Total Robotic Pancreaticoduodenectomy
Mario A Belluomini, Nelide De Lio, Stefano Signori, Vittorio G Perrone, Fabio Vistoli, Emanuele F Kauffmann, Niccolò Napoli, Ugo Boggi
Division of General and Transplant Surgery, University of Pisa. Pisa, Italy
Context The “da Vinci” surgical system reintroduces much of the operative dexterity lost during laparoscopic operations and offers the unique opportunity to verify if pancreaticoduodenectomy (PD) can be safely performed through a minimally invasive approach. Objective We report our technique for total robotic PD employed in 39 consecutive patients. This experience was earned at a high-volume center of pancreatic surgery, having extensive experience in advanced laparoscopy and robotic surgery.

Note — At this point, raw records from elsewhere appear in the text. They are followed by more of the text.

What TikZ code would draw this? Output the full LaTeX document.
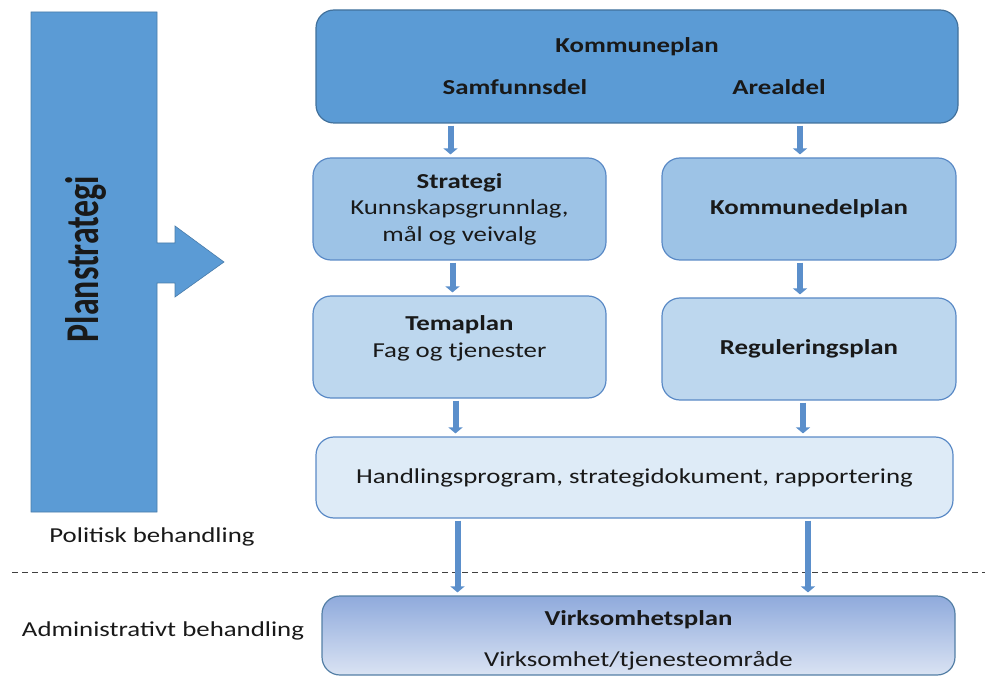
\documentclass[tikz,border=0pt]{standalone}
\usepackage{fontspec}
\setmainfont{Carlito}[FakeStretch=1.26]
\newfontfamily\planfont{Carlito}
\usetikzlibrary{arrows.meta}

\definecolor{kpblue}{HTML}{5B9BD5}
\definecolor{kpline}{HTML}{41719C}
\definecolor{midblue}{HTML}{9DC3E6}
\definecolor{lightblue}{HTML}{BDD7EE}
\definecolor{paleblue}{HTML}{DEEBF7}
\definecolor{boxline}{HTML}{5A8AC6}
\definecolor{pilblue}{HTML}{5B8FCB}
\definecolor{vtop}{HTML}{8FAADC}
\definecolor{vbot}{HTML}{DAE3F3}

\begin{document}
\begin{tikzpicture}[x=1pt,y=-1pt,
            every node/.style={font=\fontsize{21.3}{26.5}\selectfont, text=black!90},
            planbox/.style={draw=boxline, line width=1.2pt, rounded corners=18pt, align=center},
            pil/.style={draw=pilblue, line width=6pt, -{Triangle[width=14pt,length=6pt]}, shorten <=2pt, shorten >=3pt},
            ]
            \useasboundingbox (0,0) rectangle (985,676);
            \clip (0,0) rectangle (985,676);

            % venstre pil
            \filldraw[fill=kpblue, draw=kpblue!80!black, line width=0.6pt]
                (31,12) -- (157,12) -- (157,243) -- (175,243) -- (175,226) -- (224,262)
                -- (175,297) -- (175,283) -- (157,283) -- (157,512) -- (31,512) -- cycle;
            \node[rotate=90, font=\fontsize{47}{47}\planfont\bfseries] (ps) at (86,259) {\scalebox{0.72}[1]{Planstrategi}};

            \node[planbox, fill=kpblue, draw=kpline, minimum width=642pt, minimum height=113pt] (kp) at (637,66.5) {};
            \node[font=\fontsize{21.3}{26.5}\selectfont\bfseries] (kptxt) at (637,47) {Kommuneplan};
            \node[font=\fontsize{21.3}{26.5}\selectfont\bfseries] (samf) at (515,87) {Samfunnsdel};
            \node[font=\fontsize{21.3}{26.5}\selectfont\bfseries] (areal) at (779,87) {Arealdel};

            \node[planbox, fill=midblue, minimum width=293pt, minimum height=102pt] (strat) at (459.5,209)
                {\textbf{Strategi}\\Kunnskapsgrunnlag,\\mål og veivalg};
            \node[planbox, fill=midblue, minimum width=294pt, minimum height=102pt] (kdp) at (809,209)
                {\textbf{Kommunedelplan}};

            \node[planbox, fill=lightblue, minimum width=293pt, minimum height=102pt] (tema) at (459.5,347) {};
            \node[align=center] (tematxt) at ([yshift=8.5pt]tema.center) {\textbf{Temaplan}\\Fag og tjenester};
            \node[planbox, fill=lightblue, minimum width=294pt, minimum height=102pt] (reg) at (809,349)
                {\textbf{Reguleringsplan}};

            \node[planbox, fill=paleblue, minimum width=637pt, minimum height=81pt] (hp) at (634.5,477.5)
                {Handlingsprogram, strategidokument, rapportering};

            \node[planbox, draw=kpline!90, top color=vtop, bottom color=vbot, minimum width=633pt, minimum height=79pt] (vp) at (638.5,635.5) {};
            \node[align=center] (vptxt) at ([yshift=-5pt]vp.center) {\textbf{Virksomhetsplan}\\[15pt]Virksomhet/tjenesteområde};

            \node (pol) at (152,537) {Politisk behandling};
            \node (adm) at (163,631) {Administrativt behandling};

            \coordinate (dl) at (12,572);
            \coordinate (dr) at (985,572);
            \draw[black!75, line width=1pt, dash pattern=on 6pt off 4pt] (dl) -- (dr);

            \draw[pil] ([xshift=-9pt]kp.south -| strat) -- ([xshift=-9pt]strat.north);
            \draw[pil] ([xshift=-9pt]kp.south -| kdp) -- ([xshift=-9pt]kdp.north);
            \draw[pil] ([xshift=-7pt]strat.south) -- ([xshift=-7pt]tema.north);
            \draw[pil] ([xshift=-9pt]kdp.south) -- ([xshift=-9pt]reg.north);
            \draw[pil] ([xshift=-4pt]tema.south) -- ([xshift=-4pt]hp.north -| tema);
            \draw[pil] ([xshift=-6pt]reg.south) -- ([xshift=-6pt]hp.north -| reg);
            \draw[pil] ([xshift=-2pt]hp.south -| tema) -- ([xshift=-2pt]vp.north -| tema);
            \draw[pil] ([xshift=-1pt]hp.south -| reg) -- ([xshift=-1pt]vp.north -| reg);
        \end{tikzpicture}
\end{document}
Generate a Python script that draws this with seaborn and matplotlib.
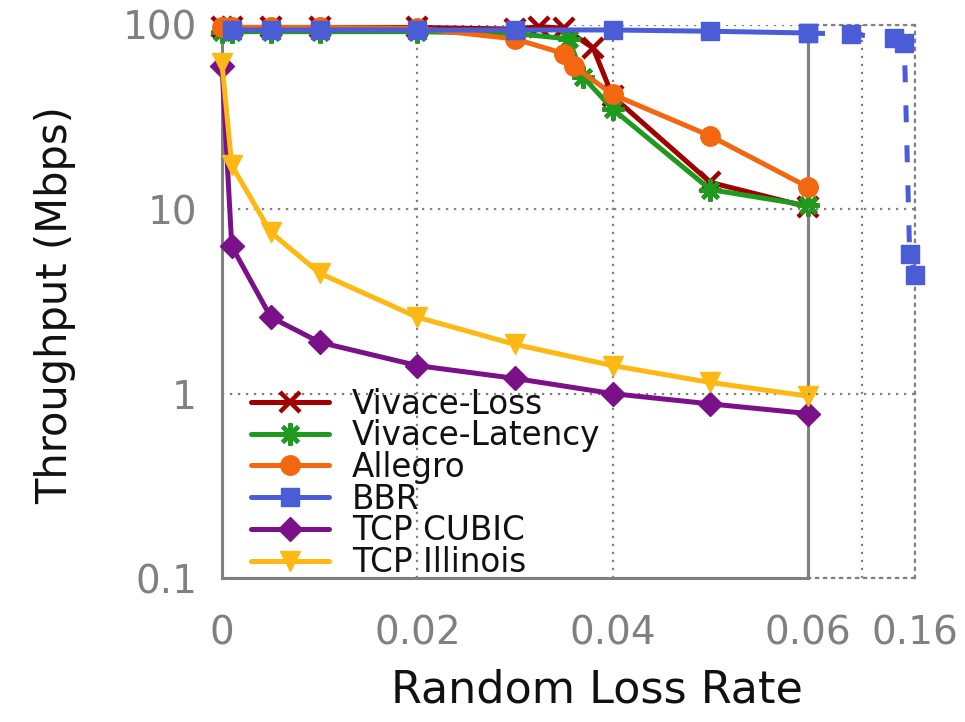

Methods Our technique for total robotic PD is unique in several respects: pure laparoscopy is not used at any stage; only the right colonic flexure is mobilized; a total of five ports are used; the camera port is placed along the right pararectal line to allow optimal view of the uncinate process (UP); the third robotic arm is placed on the patient’s left side and it is used to “hang” the duodenum during dissection of the UP; the gallbladder is used to retract the liver; the first jejunal loop is fully mobilized but it is not sectioned until the specimen is ready for removal, to facilitate jejunal rotation behind the mesenteric vessels. Results No PD was converted to open surgery or laparoscopy, despite 3 patients required segmental resection of the mesenteric vein and reconstruction by a jump graft. Mean operative time was 597 minutes (range: 420-960 minutes). Thirty-day operative mortality was nil. No pseudoaneurysm of the gastroduodenal artery was noted. Only 4 patients developed grade B pancreatic fistulas and none grade C fistulas. Mean hospital-stay was 23 days (range: 10-86 days). Malignant tumors were diagnosed in 51% of the patients. Overall, the mean number of lymph nodes retrieved was 32 (range 15-76). None of the margins was positive. Conclusions In selected patients total robotic PD is feasible. As compared to hybrid techniques, coupling laparoscopic dissection with robotic reconstruction, a total robotic procedure spares unnecessary dissections and allows optimal control of large peripancreatic vessels permitting segmental vein resection and tailored reconstruction. Technology refinements and improvement of surgical technique could make robotic PD an appealing alternative to open PD in selected patients.